Pushing these uses to the fringe, or removing the land they can operate on, inhibits the city from realising this huge economic and intellectual potential.

Some mixed use works

The counter-argument often put forward is that these uses can co-exist in mixed-use communities, as that is what people are seeking. Examples cited identify precincts globally that are mixing residential, retail, commercial and light industrial.

Indeed, a range of industries found in industrial precincts are able to co-exist with residential. Car showrooms and even mechanics can, if well designed, be part of a mixed use development. Microbreweries can exist in local centres.

Many of these uses are already supported under mixed use zonings and it is often down to design controls to ensure that ground floor uses provide flexible formats to encourage uses beyond retail.

But mixed use is not a panacea

But while a rethink on what mixed use means is a welcome discussion in strategic planning, it is not a panacea to the industrial land development question. While certain light industrial uses are suited to co-locating with other uses such as residential, others aren’t.

A number of industrial uses require separation from other land uses that either create a conflict that affects their operability or impact land values which prices them out.

This applies to local industrial uses that may be noisy or have high truck movements, such as concrete batching plants or local distribution centres requiring 24-hour access by heavy vehicles. These do not sit well in a mixed use precinct.

It also applies to the emerging advanced manufacturing industries that may require larger floorplates, use chemicals, make noise or have significant potential to grow.

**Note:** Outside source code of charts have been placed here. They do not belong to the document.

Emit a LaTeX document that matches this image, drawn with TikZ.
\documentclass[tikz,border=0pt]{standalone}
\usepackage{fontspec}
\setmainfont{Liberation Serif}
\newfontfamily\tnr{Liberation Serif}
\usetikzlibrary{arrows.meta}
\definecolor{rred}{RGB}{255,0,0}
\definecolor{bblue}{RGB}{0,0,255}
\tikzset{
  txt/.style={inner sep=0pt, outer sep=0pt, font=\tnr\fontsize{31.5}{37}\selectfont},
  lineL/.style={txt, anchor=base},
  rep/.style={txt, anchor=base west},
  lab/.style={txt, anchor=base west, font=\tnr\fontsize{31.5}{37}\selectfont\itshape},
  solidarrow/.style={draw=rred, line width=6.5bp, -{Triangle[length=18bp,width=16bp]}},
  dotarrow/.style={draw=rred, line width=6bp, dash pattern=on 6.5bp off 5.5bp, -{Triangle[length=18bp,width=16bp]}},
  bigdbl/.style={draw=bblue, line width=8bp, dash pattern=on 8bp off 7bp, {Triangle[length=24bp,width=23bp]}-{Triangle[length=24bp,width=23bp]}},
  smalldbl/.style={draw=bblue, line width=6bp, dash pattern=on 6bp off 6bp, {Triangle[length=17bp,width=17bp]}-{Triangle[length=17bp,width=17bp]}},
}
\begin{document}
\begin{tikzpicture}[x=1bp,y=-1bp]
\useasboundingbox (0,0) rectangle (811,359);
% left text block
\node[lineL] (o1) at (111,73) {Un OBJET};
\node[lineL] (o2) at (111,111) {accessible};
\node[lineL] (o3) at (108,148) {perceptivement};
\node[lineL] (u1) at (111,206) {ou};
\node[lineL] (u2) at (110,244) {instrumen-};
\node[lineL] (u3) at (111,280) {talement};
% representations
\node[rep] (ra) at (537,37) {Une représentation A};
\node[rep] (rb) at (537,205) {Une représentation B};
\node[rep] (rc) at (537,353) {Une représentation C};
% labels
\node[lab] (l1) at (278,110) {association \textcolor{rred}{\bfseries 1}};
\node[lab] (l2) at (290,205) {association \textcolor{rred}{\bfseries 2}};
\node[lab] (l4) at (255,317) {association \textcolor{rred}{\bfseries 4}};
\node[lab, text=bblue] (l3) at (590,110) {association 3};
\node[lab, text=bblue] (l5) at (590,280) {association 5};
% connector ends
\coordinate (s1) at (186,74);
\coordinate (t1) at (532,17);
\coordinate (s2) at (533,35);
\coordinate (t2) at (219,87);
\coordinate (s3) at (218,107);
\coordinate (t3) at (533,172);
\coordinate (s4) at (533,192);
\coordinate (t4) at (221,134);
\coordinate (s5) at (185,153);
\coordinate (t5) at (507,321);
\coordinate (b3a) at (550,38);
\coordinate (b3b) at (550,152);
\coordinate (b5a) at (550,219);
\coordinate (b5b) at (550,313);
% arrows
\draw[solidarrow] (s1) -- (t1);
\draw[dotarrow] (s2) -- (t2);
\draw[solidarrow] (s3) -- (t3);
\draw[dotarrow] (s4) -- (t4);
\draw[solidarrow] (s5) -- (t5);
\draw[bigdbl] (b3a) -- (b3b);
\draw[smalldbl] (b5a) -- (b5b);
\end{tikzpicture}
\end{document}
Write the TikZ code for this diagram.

Both these industrial types can’t be relegated to the urban fringe, yet do not suit mixed use development.

Reducing the land that they can operate on, or not providing sufficient space to grow, presents a significant opportunity cost that must be considered.

So the GSC’s position on industrial lands is not a policy focused on protecting the past. In fact, it is far from it.

It is a policy that demonstrates its understanding of the inherent complexities in planning for Sydney’s long term economic and social sustainability. It is a policy that at the same time supports the sustainable growth of local communities while acknowledging what is needed to support a knowledge economy.

If Sydney is to truly mature as a global city in the knowledge economy, and support intelligent density, we need to ensure that the jobs and services of tomorrow are truly catered for.

The jobs of tomorrow will be like the jobs of today – diverse – and will require diverse places and networks to support them. Is it worth the risk of compromising this future, without understanding what will be lost in the process?